Is it OK to talk about some one else to your mate or close friend in order to “get through a situation”?
Is it OK to talk about someone one else in order to find out how they are doing?
Is there any situation that makes it OK to talk about someone else? People you know or famous people
Comments (14)
For the most part no, I do not even like asking questions much to the annoyance of my friends!!
Depending on what you are talking about, but usually no. However, it seems like human nature to vent once in a while (because without venting, you can destroy yourself from the inside out).
@andreasiscrazy - interesting – friends get annoyed
@laytexduckie - Agreed – Venting helps me work out differences.
I think it’s okay to talk about someone else to see how they’re doing because that obviously (probably) means they can’t ask the person themselves. I’m in a situation like that. An old friend changed and was horrible to me, but always asks how I’m doing. I don’t think he deserves an answer after all he put me through. Friends have told me he talks about me, seeing if I’m doing well. I know I should talk to him when he cares, but it’s randim that he cares so I don’t care for him.
Lucy and I had a dear mother that refused to ever say anything about anyone else to us. She may have to our Dad, but I doubt it. What is said behind closed doors should remain private especially between spouses. E. Roosevelt had a great saying which I plan to post Monday as my Monday quote that one could apply to your post.
@jennylovve - There are just some people that like to cause problems – I say very little to those people
@Dominie - Totally agree. I say things to my wife that helps me process another relationship. She does the same with me.
I dislike hurtful gossip. I have in the past had someone tell me about gossip someone had said about me.

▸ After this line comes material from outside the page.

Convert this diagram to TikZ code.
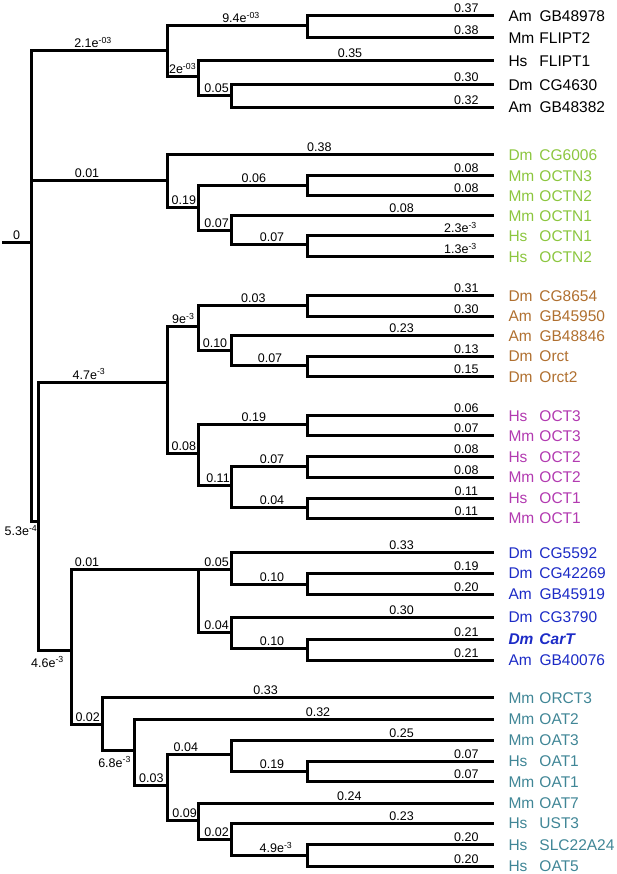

I told them the person who originally said something bad about me was BS for doing that, and they themselves were BS for repeating it to me.
@lonelywanderer2 - I believe if someone is maliciously talking about someone to me, that person will talk to someone else about me.
I think people need other people to vent to. Like a spouse or close friend. I think thats totally different from gossiping.
@bethro78 - I agree.
My opinion on your three questions would be this; I think its ok to vent to a spouse or good friend just to make things more clear. Your second would be more tricky, I have done this sometimes when I wanted to see how someone was doing I would talk about them (in a nice way) to see if all was alright about them. As long as its not bad talking. Your last one goes back to the first two. Sometimes you have to talk about some one in order to vent or to have that other person set you straight on situations, but talking bad about someone is really never a good idea because it can get misinterpreted.
Scripture tells us to go to the one you have a problem with 1st. Many many problems have resulted in going to others 1st. Sometimes I think it best to give some thought and prayer about a situation even before burdening your mate with it. Kind of a “need to know” basis and what good would it do. It takes 2 to gossip, one to talk , the other to listen. We don’t need a blueprint to know the difference about inquiring about someone else’s well being and the urge to gossip which is usually to hurt someone’s character and dished out with a sense of urgency.Good topic Randy.